La commozione e l’emozione sono sentimenti che meritano grande rispetto, devono però lasciare il passo al pensiero perché non svaniscano nel nulla o rimangano in sterile attesa di altre emozioni e commozioni.
Il 18 luglio l’abbraccio tra Sergio Mattarella e Manfredi Borsellino ha toccato i diversi tasti della sensibilità di un popolo, segnando un passaggio alto nel percorso della sua coscienza.
I traduttori in politichese hanno diffuso le loro interpretazioni del gesto e doverosamente se n’è preso atto.
Ma in quell’abbraccio ci sono due storie di libertà, di legalità e di dignità che chiedono un supplemento di lettura.
Non può sfuggire, infatti, la sofferenza di due uomini che hanno sulla pelle della loro vita le ferite della criminalità mafiosa. Segni che sono diventati impegno istituzionale, mai ostentato ma sempre inflessibile, nella lotta contro un cancro che continua a contaminare il corpo di un Paese che appare culturalmente ancora debole di fronte alla sottile infiltrazione.
La cronaca riferisce di un diffondersi tentacolare che tanto più avanza quanto più indietreggiano, anche sul territorio, il pensare e l’agire sociale e politico.
Le analisi non mancano e neppure i gridi di allarme e di denuncia.
C’è chi reagisce: sono soprattutto i giovani ad alzare la testa.
Delle nuove generazioni la mafia ha paura perché sa che si tratta di avversari puliti, non ricattabili, non minacciabili.
L’unica possibilità per fermarle è quella di non farle parlare, di non lasciar raccontare quello che stanno facendo anche durante questi mesi estivi nei campi di Libera, nelle terre confiscate, nei luoghi della formazione della coscienza a incominciare dalla scuola.
La strategia mafiosa non cambia: isolare l’avversario per abbatterlo più facilmente. Allora tocca ai media non lasciare soli i giovani. A loro l’appello a non rischiare una connivenza con la mafia lasciando fuori pagina o fuori campo percorsi di responsabilità, d’impegno, di pensiero.
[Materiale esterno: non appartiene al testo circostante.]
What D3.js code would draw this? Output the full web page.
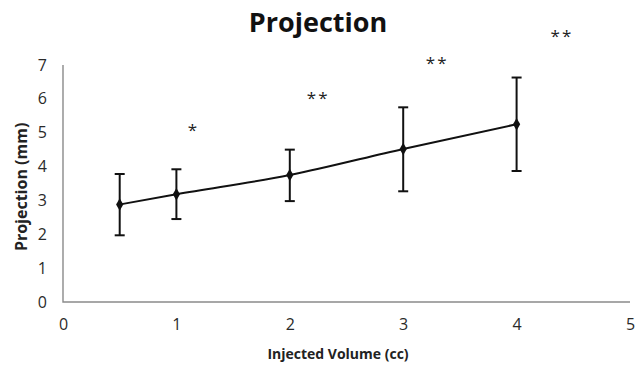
<!DOCTYPE html>
<html lang="en">
<head>
<meta charset="UTF-8">
<title>Projection</title>
<script src="https://d3js.org/d3.v7.min.js"></script>
<style>
  body { margin: 0; background: #fff; }
  text { font-family: "Open Sans", "Noto Sans", sans-serif; }
  .tick text { font-size: 16px; fill: #2a2a2a; }
</style>
</head>
<body>
<script>
  const width = 640;
  const height = 369;

  // data
  const volumes = [0.5, 1, 2, 3, 4];
  const means = [2.88, 3.18, 3.75, 4.52, 5.25];
  const upper = [3.78, 3.92, 4.5, 5.75, 6.63];
  const lower = [1.97, 2.45, 2.98, 3.27, 3.87];
  const starLabels = ["*", "**", "**", "**"];
  const starX = [1.15, 2.25, 3.3, 4.4];
  const starY = [5.1, 6.05, 7.1, 7.9];
  const xTicks = [0, 1, 2, 3, 4, 5];
  const yTicks = [0, 1, 2, 3, 4, 5, 6, 7];

  const margin = { left: 63, right: 10, top: 65, bottom: 67 };

  const x = d3.scaleLinear().domain([0, 5]).range([margin.left, width - margin.right]);
  const y = d3.scaleLinear().domain([0, 7]).range([height - margin.bottom, margin.top]);

  const svg = d3.select("body").append("svg")
    .attr("width", width)
    .attr("height", height);

  // tick labels (no tick marks, domain drawn separately)
  svg.append("g")
    .attr("transform", `translate(0,${y(0)})`)
    .call(d3.axisBottom(x).tickValues(xTicks).tickFormat(d3.format("d")).tickSize(0).tickPadding(17))
    .call(g => g.select(".domain").remove());

  svg.append("g")
    .attr("transform", `translate(${x(0)},0)`)
    .call(d3.axisLeft(y).tickValues(yTicks).tickFormat(d3.format("d")).tickSize(0).tickPadding(16))
    .call(g => g.select(".domain").remove());

  // axis lines
  svg.append("path")
    .attr("fill", "none")
    .attr("stroke", "#8a8a8a")
    .attr("stroke-width", 1.4)
    .attr("d", `M${x(0)},${y(7)}V${y(0)}H${x(5)}`);

  const pts = volumes.map((v, i) => ({ v, m: means[i], hi: upper[i], lo: lower[i] }));

  // error bars
  const eb = svg.append("g").attr("stroke", "#111").attr("stroke-width", 2);
  eb.selectAll("line.v").data(pts).join("line")
    .attr("class", "v")
    .attr("x1", d => x(d.v)).attr("x2", d => x(d.v))
    .attr("y1", d => y(d.hi)).attr("y2", d => y(d.lo));
  eb.selectAll("line.t").data(pts).join("line")
    .attr("class", "t")
    .attr("x1", d => x(d.v) - 5).attr("x2", d => x(d.v) + 5)
    .attr("y1", d => y(d.hi)).attr("y2", d => y(d.hi));
  eb.selectAll("line.b").data(pts).join("line")
    .attr("class", "b")
    .attr("x1", d => x(d.v) - 5).attr("x2", d => x(d.v) + 5)
    .attr("y1", d => y(d.lo)).attr("y2", d => y(d.lo));

  // line
  svg.append("path")
    .datum(pts)
    .attr("fill", "none")
    .attr("stroke", "#111")
    .attr("stroke-width", 2)
    .attr("d", d3.line().x(d => x(d.v)).y(d => y(d.m)).curve(d3.curveMonotoneX));

  // diamond markers
  svg.selectAll("path.mk").data(pts).join("path")
    .attr("class", "mk")
    .attr("fill", "#111")
    .attr("transform", d => `translate(${x(d.v)},${y(d.m)})`)
    .attr("d", d3.symbol(d3.symbolDiamond, 45));

  // significance stars
  svg.selectAll("text.star").data(starLabels).join("text")
    .attr("class", "star")
    .attr("x", (d, i) => x(starX[i]))
    .attr("y", (d, i) => y(starY[i]) + 7)
    .attr("text-anchor", "middle")
    .attr("font-size", 17)
    .attr("letter-spacing", 2)
    .attr("fill", "#222")
    .text(d => d);

  // title and axis labels
  svg.append("text")
    .attr("x", 318).attr("y", 32)
    .attr("text-anchor", "middle")
    .attr("font-size", 27).attr("font-weight", "bold")
    .attr("fill", "#111")
    .text("Projection");

  svg.append("text")
    .attr("x", 338).attr("y", 359)
    .attr("text-anchor", "middle")
    .attr("font-size", 14).attr("font-weight", "bold")
    .attr("fill", "#222")
    .text("Injected Volume (cc)");

  svg.append("text")
    .attr("transform", `translate(27,${y(3.4)}) rotate(-90)`)
    .attr("text-anchor", "middle")
    .attr("font-size", 16).attr("font-weight", "bold")
    .attr("fill", "#222")
    .text("Projection (mm)");
</script>
</body>
</html>
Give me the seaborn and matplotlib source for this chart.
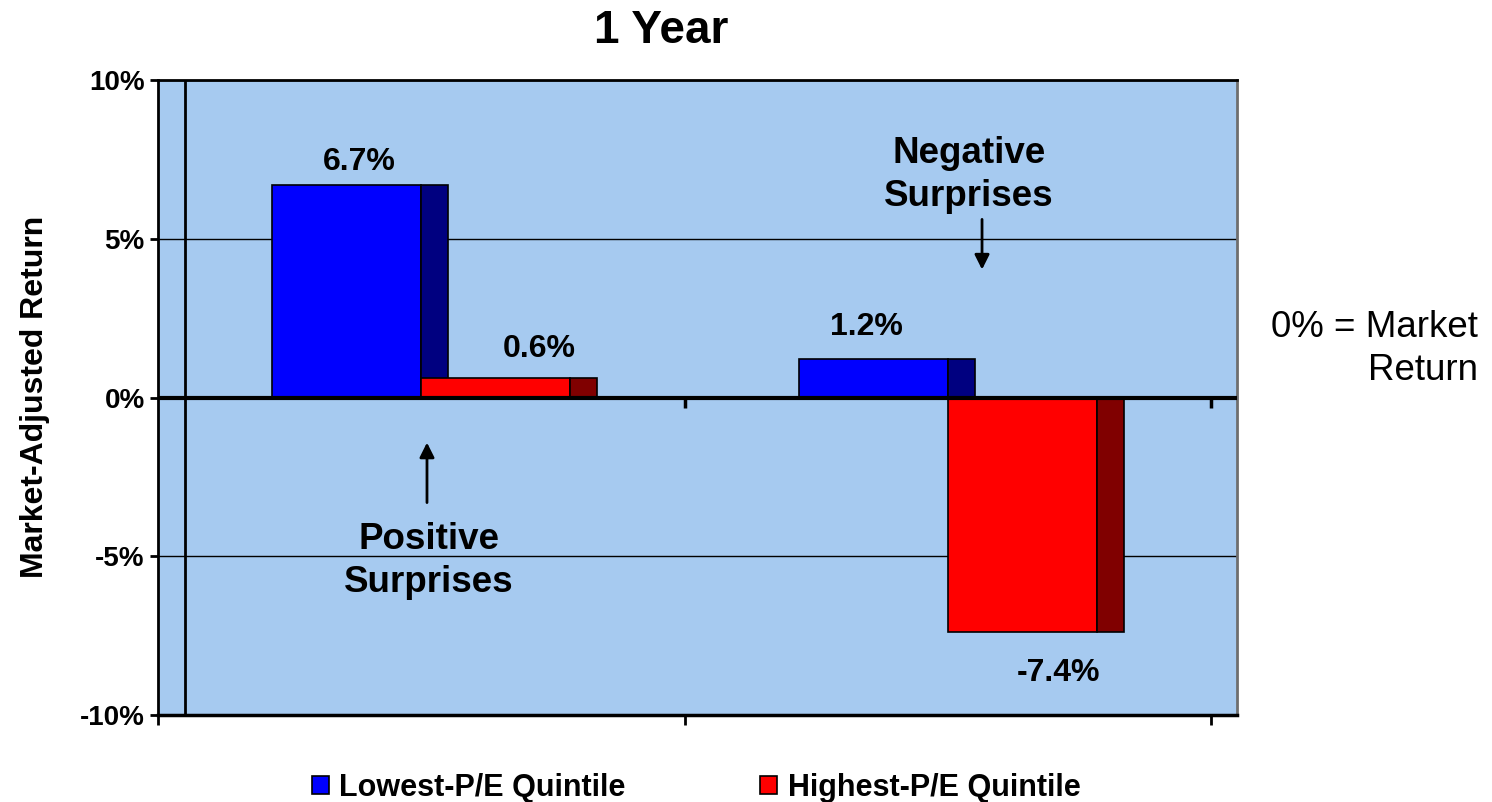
import matplotlib
matplotlib.use("Agg")
import matplotlib.pyplot as plt
from matplotlib.patches import Rectangle, Patch
import seaborn as sns
import pandas as pd

# Data
categories = ["Positive Surprises", "Negative Surprises"]
series = ["Lowest-P/E Quintile", "Highest-P/E Quintile"]
lowest_pe = [6.7, 1.2]
highest_pe = [0.6, -7.4]
y_ticks = [-10, -5, 0, 5, 10]
y_tick_labels = ["-10%", "-5%", "0%", "5%", "10%"]

# Styling
front_colors = ["#0000FF", "#FF0000"]
side_colors = ["#000080", "#800000"]
wall_color = "#A6CAF0"

sns.set_style("white")
plt.rcParams["font.family"] = ["Liberation Sans", "DejaVu Sans"]
plt.rcParams["text.color"] = "black"
plt.rcParams["axes.labelcolor"] = "black"
plt.rcParams["xtick.color"] = "black"
plt.rcParams["ytick.color"] = "black"

df = pd.DataFrame({
    "group": categories * 2,
    "series": [series[0]] * 2 + [series[1]] * 2,
    "value": lowest_pe + highest_pe,
})

fig = plt.figure(figsize=(14.92, 8.02), dpi=100)
ax = fig.add_axes([158 / 1492, 1 - 715 / 802, 1079 / 1492, 635 / 802])
ax.set_facecolor(wall_color)

sns.barplot(data=df, x="group", y="value", hue="series", order=categories,
            hue_order=series, palette=front_colors, saturation=1, width=0.566,
            edgecolor="black", linewidth=1.2, legend=False, ax=ax)

# depth of the pseudo-3D side faces (in category units)
depth = 27 / 526.5
for i, cont in enumerate(ax.containers):
    for bar in cont:
        bar.set_zorder(2 + i * 0.2)
        x1 = bar.get_x() + bar.get_width()
        h = bar.get_height()
        ax.add_patch(Rectangle((x1, 0), depth, h, facecolor=side_colors[i],
                               edgecolor="black", linewidth=1.2,
                               zorder=2.1 + i * 0.2))

ax.set_xlim(-0.5, 1.5 + 26 / 526.5)
ax.set_ylim(-10, 10)
ax.set_yticks(y_ticks)
ax.set_yticklabels(y_tick_labels, fontsize=20, fontweight="bold")
ax.set_xticks([-0.5, 0.5, 1.5])
ax.set_xticklabels([])
ax.set_xlabel("")
ax.set_ylabel("")
ax.tick_params(axis="y", direction="out", length=6, width=2, pad=3.5, left=True)
ax.tick_params(axis="x", direction="out", length=7, width=2, bottom=True)

ax.set_axisbelow(True)
ax.grid(axis="y", color="black", linewidth=1)
ax.grid(axis="x", visible=False)

for side in ["left", "top", "bottom"]:
    ax.spines[side].set_color("black")
    ax.spines[side].set_linewidth(2)
ax.spines["bottom"].set_linewidth(2.5)
ax.spines["right"].set_color("#6E6E6E")
ax.spines["right"].set_linewidth(2)

# back wall edge and zero line with its category ticks
ax.axvline(-0.5 + depth, color="black", linewidth=2, zorder=1.5)
ax.axhline(0, color="black", linewidth=3, zorder=3)
ax.vlines([0.5, 1.5], -0.33, 0, color="black", linewidth=2.5, zorder=3)

# value labels
values = [lowest_pe, highest_pe]
label_dx = [[0.023, -0.012], [0.082, 0.068]]
label_dy = [[0.48, 0.78], [0.69, -1.54]]
for i, cont in enumerate(ax.containers):
    for j, bar in enumerate(cont):
        cx = bar.get_x() + bar.get_width() / 2
        v = values[i][j]
        ax.text(cx + label_dx[i][j], v + label_dy[i][j], f"{v:.1f}%",
                ha="center", va="baseline", fontsize=23, fontweight="bold",
                zorder=5)

# callouts
ax.text(1.0404, 6.02, "Negative\nSurprises", ha="center", va="baseline",
        fontsize=26.5, fontweight="bold", linespacing=1.32, zorder=5)
ax.annotate("", xy=(1.0651, 4.03), xytext=(1.0651, 5.61),
            arrowprops=dict(arrowstyle="-|>", color="black", lw=2,
                            mutation_scale=22, shrinkA=0, shrinkB=0), zorder=5)
ax.text(0.0147, -6.14, "Positive\nSurprises", ha="center", va="baseline",
        fontsize=26.5, fontweight="bold", linespacing=1.32, zorder=5)
ax.annotate("", xy=(0.0109, -1.42), xytext=(0.0109, -3.31),
            arrowprops=dict(arrowstyle="-|>", color="black", lw=2,
                            mutation_scale=22, shrinkA=0, shrinkB=0), zorder=5)

fig.text(661 / 1492, 1 - 31 / 802, "1 Year", ha="center", va="center",
         fontsize=33, fontweight="bold")
fig.text(35 / 1492, 1 - 397 / 802, "Market-Adjusted Return", rotation=90,
         ha="center", va="center", fontsize=23, fontweight="bold")
fig.text(1478 / 1492, 1 - 380 / 802, "0% = Market\nReturn", ha="right",
         va="baseline", multialignment="right", fontsize=26.5,
         linespacing=1.3)

handles = [Patch(facecolor=c, edgecolor="black", linewidth=1.2)
           for c in front_colors]
fig.legend(handles, series, loc="center",
           bbox_to_anchor=(696 / 1492, 1 - 788 / 802), ncol=2, frameon=False,
           prop={"size": 22, "weight": "bold"}, handlelength=0.55,
           handleheight=0.55, handletextpad=0.35, columnspacing=4.4)

fig.savefig("out.png", dpi=100)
Ai bordi della cronaca ci si accorge, invece, di vuoti mediatici su queste esperienze. Silenzi che, anche se non sempre voluti, sono a sicuro vantaggio della mafia che ben conosce la strategia della comunicazione.
Sa bene la mafia che la notizia di un arresto di un malavitoso rimane nel cerchio della cronaca nera e non ha conseguenze irrimediabili, mentre il racconto di esperienze di legalità vissute da migliaia di giovani in diversi luoghi d’Italia è una grave minaccia. La mafia sa che insistere sull’abbraccio del figlio di Paolo Borsellino con il fratello di Sante Mattarella è pericoloso perché non è un gesto formale.
In quell’abbraccio ci sono, infatti, i giovani che hanno ascoltato e ascoltano uomini e donne che la mafia non la temono, la combattono. Uomini e donne che hanno pagato con la vita la loro scelta di legalità e di giustizia. In quell’abbraccio c’è il segno di una speranza non effimera che la mafia avrebbe voluto e vorrebbe spegnere perché è assai più pesante di una retata.
È il momento dei media: tenere alta la guardia di fronte alla mafia significa raccontare ancor più le esperienze e i pensieri dei giovani che crescono nella cultura della legalità e della dignità, significa dedicare a queste notizie almeno lo stesso spazio che si riserva a quelle degli arresti eccellenti.
La mafia teme questi racconti perché offrono la prova che il popolo dei giovani è dalla parte di istituzioni e leggi che sono per la legalità, la libertà, la giustizia.
I giovani, dal canto loro, sanno che quanti hanno combattuto e combattono la mafia sono uomini e donne con radici culturali, etiche e spirituali rese vive da quelle esperienze che essi stessi stanno vivendo oggi. Sanno che la forza per recidere i tentacoli della mafia viene da queste radici.